I decided to use glue to keep the ends of each strip in place. While it worked well, the middle shifted during the transfer and subsequent quilting phase. Did I mention that I learned that the interfacing would help?
I quilted with my walking foot on my vintage Bernina 930 Record with black thread. This process caused the raw edges of the 1/4" black strips to fray more than I had originally wanted. Once finished, the lines were a little wonky and not as perfectly polished as I had imagined in my mind. The quilt was also a lot of the same texture. I felt it needed something more.

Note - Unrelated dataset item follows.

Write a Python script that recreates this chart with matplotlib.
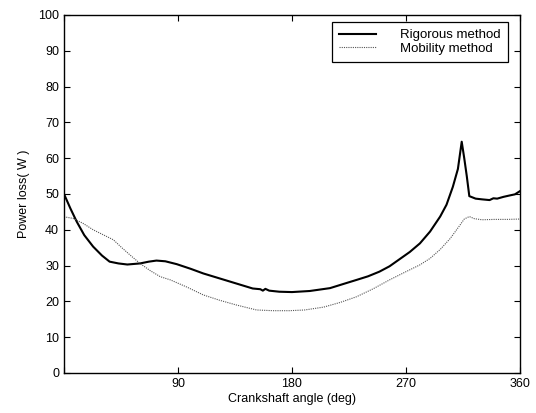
import matplotlib
matplotlib.use('Agg')
import matplotlib.pyplot as plt

plt.rcParams['font.family'] = ['Liberation Sans', 'DejaVu Sans']

# Rigorous method
rig_angle = [0, 5, 10, 16, 23, 30, 36, 43, 50, 60, 67, 73, 80, 89, 100, 110,
             123, 136, 149, 155, 157, 159, 162, 170, 180, 194, 210, 220, 231,
             240, 249, 257, 265, 273, 281, 289, 297, 302, 307, 311, 314, 316,
             318, 320, 325, 330, 336, 339, 342, 347, 352, 356, 360]
rig_loss = [50, 46, 42.3, 38.5, 35.3, 32.8, 31.1, 30.6, 30.3, 30.6, 31.1, 31.4,
            31.2, 30.4, 29.1, 27.8, 26.4, 25, 23.6, 23.4, 23.0, 23.5, 23.0, 22.7,
            22.6, 22.9, 23.7, 24.8, 26, 27, 28.3, 29.8, 31.8, 33.8, 36.2, 39.5,
            43.7, 47, 52, 57, 64.6, 60, 55, 49.4, 48.7, 48.5, 48.3, 48.8, 48.7,
            49.2, 49.6, 49.9, 50.8]

# Mobility method
mob_angle = [0, 2, 7, 15, 23, 31, 39, 45, 52, 60, 68, 76, 84, 97, 110, 123, 136,
             152, 165, 178, 190, 205, 218, 231, 244, 257, 270, 281, 289, 297, 305,
             312, 316, 320, 324, 330, 340, 350, 360]
mob_loss = [43.5, 43.5, 43.2, 41.8, 40, 38.6, 37.2, 35.2, 33, 30.6, 28.6, 26.9,
            26, 24, 21.8, 20.3, 19, 17.6, 17.4, 17.4, 17.6, 18.4, 19.7, 21.3, 23.5,
            26, 28.3, 30.2, 32, 34.5, 37.6, 41, 43, 43.7, 43.1, 42.8, 42.9, 42.9, 43]

x_ticks = [0, 90, 180, 270, 360]
x_labels = ['', '90', '180', '270', '360']
y_ticks = list(range(0, 101, 10))

fig = plt.figure(figsize=(5.36, 4.13), dpi=100)
ax = fig.add_axes([0.1194, 0.0969, 0.8507, 0.8668])

ax.plot(rig_angle, rig_loss, color='black', linewidth=1.5, label='Rigorous method')
ax.plot(mob_angle, mob_loss, color='#555555', linewidth=0.8,
        linestyle=(0, (1, 1)), label='Mobility method')

ax.set_xlim(0, 360)
ax.set_ylim(0, 100)
ax.set_xticks(x_ticks)
ax.set_xticklabels(x_labels)
ax.set_yticks(y_ticks)
ax.tick_params(direction='in', top=True, right=True, labelsize=9, length=4, width=0.8)
for s in ax.spines.values():
    s.set_linewidth(1.0)

ax.set_xlabel('Crankshaft angle (deg)', fontsize=9, labelpad=2)
ax.set_ylabel('Power loss( W )', fontsize=9, labelpad=6)

# legend box sits inside the axes, top right
leg = ax.legend(loc='upper right', bbox_to_anchor=(508 / 536, 1 - 22 / 413),
                bbox_transform=fig.transFigure, fontsize=9.5, frameon=True,
                fancybox=False, edgecolor='black', framealpha=1,
                handlelength=2.8, handletextpad=1.8, borderpad=0.55,
                labelspacing=0.1, borderaxespad=0)
leg.get_frame().set_linewidth(0.9)

plt.savefig('out.png', dpi=100)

Time for change number two: I decided to add an applique detail to give a focal point to the quilt. I cut some flowers from one of the prints of the Here Comes the Fun line and raw edge appliqued them to the quilt. I quilted over the existing black lines in the flowers to create texture within each flower. The raw edge of the flowers pulls together the raw edge of the black lines - making both look intentional!
I trimmed the quilt to 15" x 20" and added solid black binding.
The quilt turned out much different than I had originally planned, but I love the texture that resulted!
This was a great trial run for my future weaving quilt that I want to make sometime this year. Lessons learned, tools to buy, tricks to try next time. That's the whole point of mini quilts for me! And quilting challenges!
Finished mini quilt is approximately 15" x 20", created by Laura Piland in southwest Missouri.